The beards also help bring awareness to men's health issues as well.

"Now, when the guys are in the field they're getting questions from the public about the beards and they can talk about men's health issues," said Ventura.

The event is also just fun and memorable for many of the police officers, said Ventura, and many of the police officers see it as a morale boost.

Because the department doesn't normally allow beards, this is the first year that many police officers have been able to grow a beard in the department.

"It's interesting because this is the first time I've been able to grow a beard in the last 16 years and I didn't realize my beard had gone gray," he said.

At the beginning, the only thing that gave Ventura pause is how the beards would represent the department.

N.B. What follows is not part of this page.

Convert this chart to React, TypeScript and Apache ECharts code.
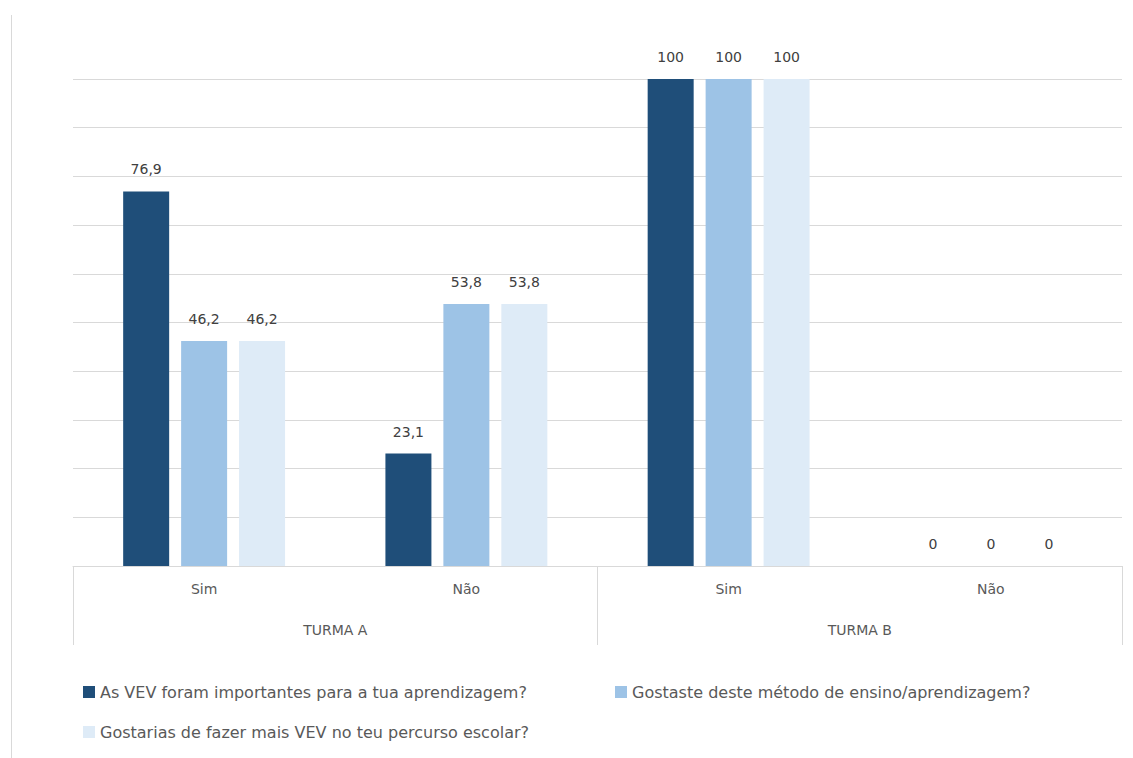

"The only potential for negative I was worried about was that it is pushing on the boundary of a normal police officer look," he said, "but I haven't really heard any negative opinions from the public."

He even recalls people from the community joking with him about the beard he was growing.

"It was early on in the month and I went to a community meeting and one of the residents there asked me I had just rolled out of bed," Ventura said.

Ventura said this may be something the Arlington police officers would like to continue and he is open for continuing next year as well.

"As long as it's for a good cause and it's helping the morale around here, then I can see it continuing," he said.